Personal information
- Born: 13 April 2004 (age 22)
- Original teams: Devonport (NWFL), West Adelaide (SANFLW)
- Draft: No. 80, 2022 national draft
- Debut: 15 October 2022 vs. North Melbourne, at Alberton Oval
- Height: 167 cm (5 ft 6 in)

Playing career^{1}
- Years: Club / Games (Goals)
- 2022B–2023: Port Adelaide / 05 (2)
- 2024–2025: Melbourne / 14 (1)
- 2026–: Fremantle / 01 (0)
- Total:  / 20 (3)
- ^{1} Playing statistics correct to the end of 2026.

= Lily Johnson =

Australian rules footballer

Lily Johnson (born 13 April 2004) is an Australian rules footballer who plays for the Fremantle Football Club in the AFL Women's (AFLW) competition. Originally from Devonport, Tasmania, Johnson moved to play for West Adelaide in the SANFLW before being selected by Port Adelaide with pick 80 in the 2022 AFLW draft.

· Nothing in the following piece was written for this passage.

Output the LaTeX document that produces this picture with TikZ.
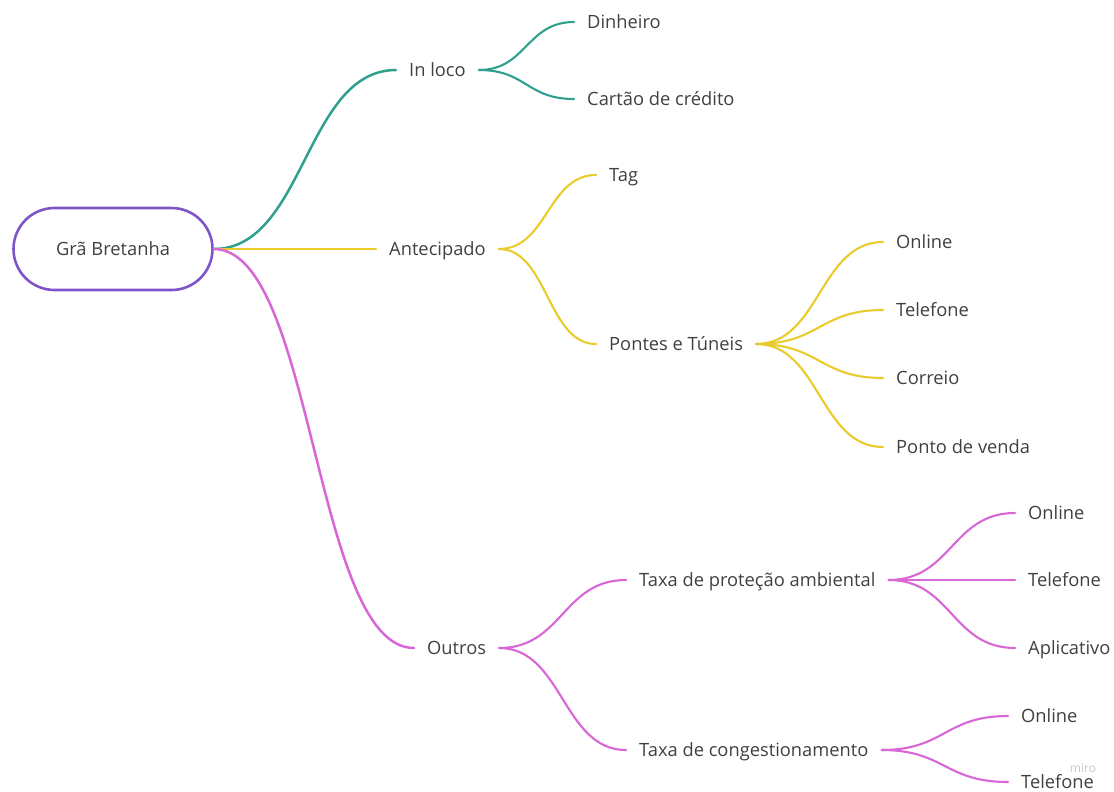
\documentclass[tikz,border=0pt]{standalone}
\usepackage{fontspec}
\setmainfont{Open Sans}
\usetikzlibrary{calc}
\definecolor{txt}{HTML}{404040}
\definecolor{cteal}{HTML}{2FA08E}
\definecolor{cyel}{HTML}{E9CB2C}
\definecolor{cmag}{HTML}{D966D6}
\definecolor{cpur}{HTML}{7E55C8}
\begin{document}
\begin{tikzpicture}[x=1pt,y=-1pt,
  lbl/.style={font=\fontsize{18.3}{22}\selectfont, text=txt, anchor=west, inner xsep=13pt, inner ysep=0pt, text height=12.8pt, text depth=0pt},
  rootbox/.style={draw=cpur, line width=2.6pt, rounded corners=41pt, minimum width=199pt, minimum height=82pt, font=\fontsize{18.3}{22}\selectfont, text=txt, text height=12.8pt, text depth=0pt},
  sc/.style={to path={let \p1=(\tikztostart), \p2=(\tikztotarget), \n1={0.5*(\x2-\x1)} in .. controls +(\n1,0) and +(-\n1,0) .. (\tikztotarget)}},
  br/.style={line width=2.5pt, line cap=round},
  sb/.style={line width=2.1pt, line cap=round}]
\useasboundingbox (0,0) rectangle (1114,792);

\node[rootbox] (root) at (113,249) {Grã Bretanha};

\node[lbl] (inloco) at (396,70) {In loco};
\node[lbl] (antec) at (376,249) {Antecipado};
\node[lbl] (outros) at (414,648) {Outros};

\node[lbl] (dinheiro) at (574,22) {Dinheiro};
\node[lbl] (cartao) at (574,99) {Cartão de crédito};
\node[lbl] (tag) at (596,175) {Tag};
\node[lbl] (pontes) at (596,344) {Pontes e Túneis};
\node[lbl] (taxaprot) at (626,580) {Taxa de proteção ambiental};
\node[lbl] (taxacong) at (626,750) {Taxa de congestionamento};

\node[lbl] (onA) at (883,242) {Online};
\node[lbl] (telA) at (883,310) {Telefone};
\node[lbl] (cor) at (883,378) {Correio};
\node[lbl] (pv) at (883,447) {Ponto de venda};

\node[lbl] (onB) at (1015,513) {Online};
\node[lbl] (telB) at (1015,580) {Telefone};
\node[lbl] (apl) at (1015,648) {Aplicativo};

\node[lbl] (onC) at (1008,716) {Online};
\node[lbl] (telC) at (1008,782) {Telefone};

\node[font=\fontsize{12}{12}\selectfont, text=black!22, inner sep=0pt] (miro) at (1083,768) {miro};

% level 1
\draw[br, cteal] (root.east) to[sc] (inloco.west);
\draw[br, cyel] (root.east) to[sc] (antec.west);
\draw[br, cmag] (root.east) to[sc] (outros.west);

% level 2
\draw[sb, cteal] (inloco.east) to[sc] (dinheiro.west);
\draw[sb, cteal] (inloco.east) to[sc] (cartao.west);
\draw[sb, cyel] (antec.east) to[sc] (tag.west);
\draw[sb, cyel] (antec.east) to[sc] (pontes.west);
\draw[sb, cmag] (outros.east) to[sc] (taxaprot.west);
\draw[sb, cmag] (outros.east) to[sc] (taxacong.west);

% level 3
\draw[sb, cyel] (pontes.east) to[sc] (onA.west);
\draw[sb, cyel] (pontes.east) to[sc] (telA.west);
\draw[sb, cyel] (pontes.east) to[sc] (cor.west);
\draw[sb, cyel] (pontes.east) to[sc] (pv.west);
\draw[sb, cmag] (taxaprot.east) to[sc] (onB.west);
\draw[sb, cmag] (taxaprot.east) to[sc] (telB.west);
\draw[sb, cmag] (taxaprot.east) to[sc] (apl.west);
\draw[sb, cmag] (taxacong.east) to[sc] (onC.west);
\draw[sb, cmag] (taxacong.east) to[sc] (telC.west);
\end{tikzpicture}
\end{document}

Johnson made her AFLW debut for Port Adelaide in 2022, playing in the club's inaugural AFLW season. She was then traded to Melbourne for the 2024 season, where she played five matches in her first year at the club. She was traded from Melbourne to Fremantle ahead of the 2026 AFLW season.

==Early life and state football==
Johnson was raised in Tasmania and played junior football for Devonport. She represented Tasmania at under-15 level before moving to South Australia to play for West Adelaide in the SANFLW with her brother Jesse.

==AFLW career==

===Port Adelaide===
Johnson was selected by Port Adelaide with the club's seventh and final selection, pick 80 overall, in the 2022 AFLW draft. She made her AFLW debut in round 8 of the 2022 season against North Melbourne at Alberton Oval during the league's Pride Round. She kicked a goal on debut and retained her place in the side for the remaining three games of the season.

Johnson played five matches for Port Adelaide across the 2022 and 2023 seasons, kicking two goals.

===Melbourne===
At the conclusion of the 2023 season, Johnson was traded to Melbourne as part of a huge 11-club mega trade. She made her debut for the club in round 5 of the 2024 AFLW season and played five matches during the season.

Johnson played a further nine matches for Melbourne in 2025, finishing her two-season stint at the club with 14 AFLW appearances.

===Fremantle===
Johnson was traded from Melbourne to Fremantle during the 2025–26 AFLW player movement period, alongside forward Eden Zanker. Her partner, Judd McVee was also traded to Fremantle's men's team over the same off-season. She made her debut for Fremantle in the opening round of the 2026 AFL Women's season.